In 2014, residents Andre Gaines and Ben Kahle co-founded View Park Conservancy, the volunteer nonprofit neighborhood organization that led the initiative to nominate View Park for the National Register. Along with seven other longtime and new residents, they hosted more than 25 community meetings to build awareness and raise funds to preserve the history and legacy of their neighborhood. About 670 View Park residents made a donation to pay for the complicated process of seeking a Historic designation.
“Listing View Park on the National Register is the culmination of over two and half years of hard work and dedication to our mission,” Gaines said. “It was truly a community effort and, without the overwhelming support from our neighbors, this day would have never been possible.”
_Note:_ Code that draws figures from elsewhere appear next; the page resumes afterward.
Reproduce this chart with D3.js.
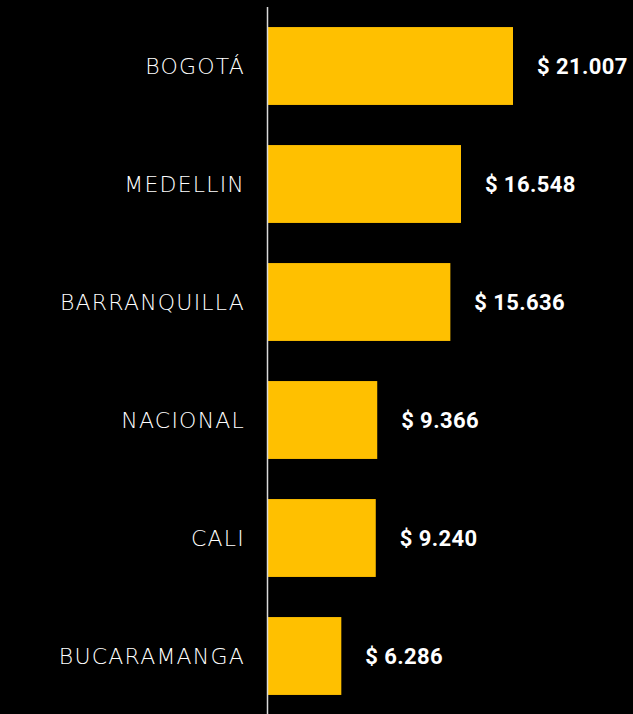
<!DOCTYPE html>
<html>
<head>
<meta charset="utf-8">
<script src="https://cdn.jsdelivr.net/npm/d3@7"></script>
<style>
  html, body { margin: 0; padding: 0; background: #000; }
  svg { display: block; }
</style>
</head>
<body>
<script>
var cities = ["BOGOTÁ", "MEDELLIN", "BARRANQUILLA", "NACIONAL", "CALI", "BUCARAMANGA"];
var values = [21007, 16548, 15636, 9366, 9240, 6286];
var valueLabels = ["$ 21.007", "$ 16.548", "$ 15.636", "$ 9.366", "$ 9.240", "$ 6.286"];

var width = 633, height = 714;
var axisX = 268;

var svg = d3.select("body").append("svg")
    .attr("width", width)
    .attr("height", height)
    .style("background", "#000");

var x = d3.scaleLinear()
    .domain([0, 21007])
    .range([axisX, 513]);

var y = d3.scaleBand()
    .domain(cities)
    .range([7, 715])
    .paddingInner(0.34)
    .paddingOuter(0.17);

var data = cities.map(function(c, i) {
  return {city: c, value: values[i], label: valueLabels[i]};
});

// bars
svg.selectAll("rect.bar")
    .data(data)
  .enter().append("rect")
    .attr("class", "bar")
    .attr("x", x(0))
    .attr("y", function(d) { return y(d.city); })
    .attr("width", function(d) { return x(d.value) - x(0); })
    .attr("height", y.bandwidth())
    .attr("fill", "#FFC000");

// vertical axis line
svg.append("line")
    .attr("x1", axisX - 0.5)
    .attr("x2", axisX - 0.5)
    .attr("y1", 7)
    .attr("y2", height)
    .attr("stroke", "#d9d9d9")
    .attr("stroke-width", 1.5);

// category labels
svg.selectAll("text.cat")
    .data(data)
  .enter().append("text")
    .attr("class", "cat")
    .attr("x", 245)
    .attr("y", function(d) { return y(d.city) + y.bandwidth() / 2; })
    .attr("dy", "0.36em")
    .attr("text-anchor", "end")
    .attr("fill", "#fff")
    .style("font-family", "'DejaVu Sans', sans-serif")
    .style("font-weight", "200")
    .style("font-size", "22px")
    .style("letter-spacing", "1.2px")
    .text(function(d) { return d.city; });

// value labels
svg.selectAll("text.val")
    .data(data)
  .enter().append("text")
    .attr("class", "val")
    .attr("x", function(d) { return x(d.value) + 24; })
    .attr("y", function(d) { return y(d.city) + y.bandwidth() / 2; })
    .attr("dy", "0.36em")
    .attr("fill", "#fff")
    .style("font-family", "Roboto, sans-serif")
    .style("font-weight", "bold")
    .style("font-size", "22px")
    .style("letter-spacing", "0.4px")
    .text(function(d) { return d.label; });
</script>
</body>
</html>
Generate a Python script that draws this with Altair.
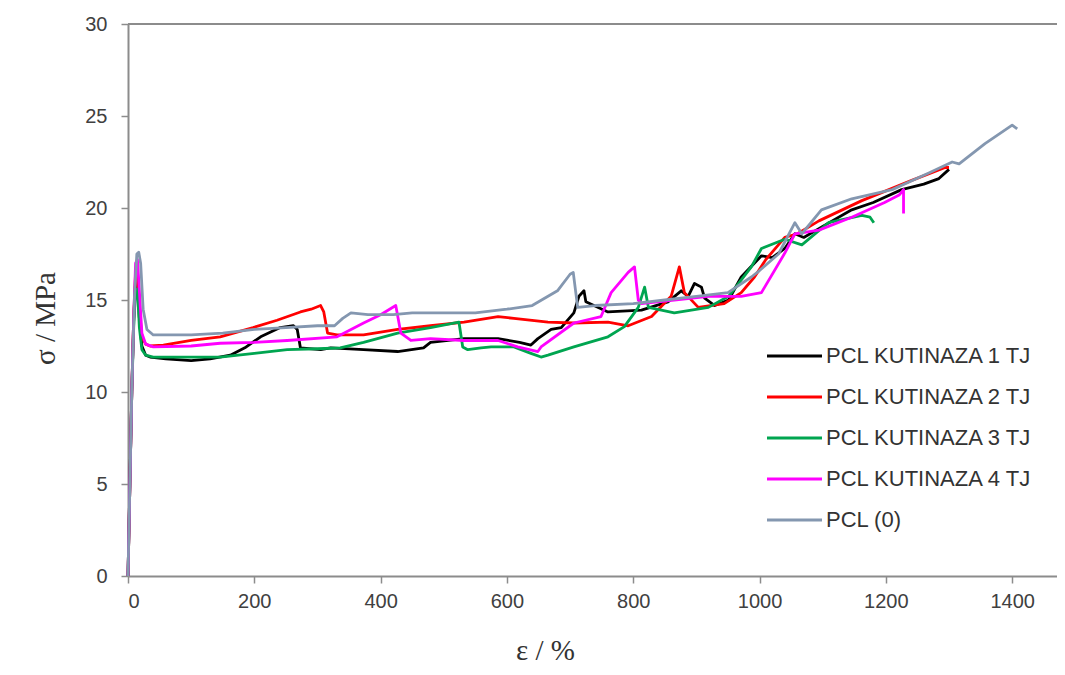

Kahle lives in the Doumakes House in View Park, the County’s first historic landmark. He said the National Register designation “will create additional community pride and awareness for what makes View Park such a prestigious and special neighborhood.”
“Several studies have also proven that property values in Historic neighborhoods are 10 to 30 percent higher than in non-historic neighborhoods,” Kahle added.
Supervisor Mark Ridley-Thomas, whose district includes View Park, also celebrated the National Register designation. He authored the motion that enabled residents of the County’s unincorporated areas to benefit from the Mills Act, a 1972 state law that provides tax incentives to preserve historic homes and property.
“View Park’s inclusion into the National Register of Historic Places underscores its historic, social, cultural and architectural significance, not only locally but across the country,” Supervisor Ridley-Thomas said. “This designation helps in preserving the community’s noteworthy legacy, while at the same time, charting its path forward.”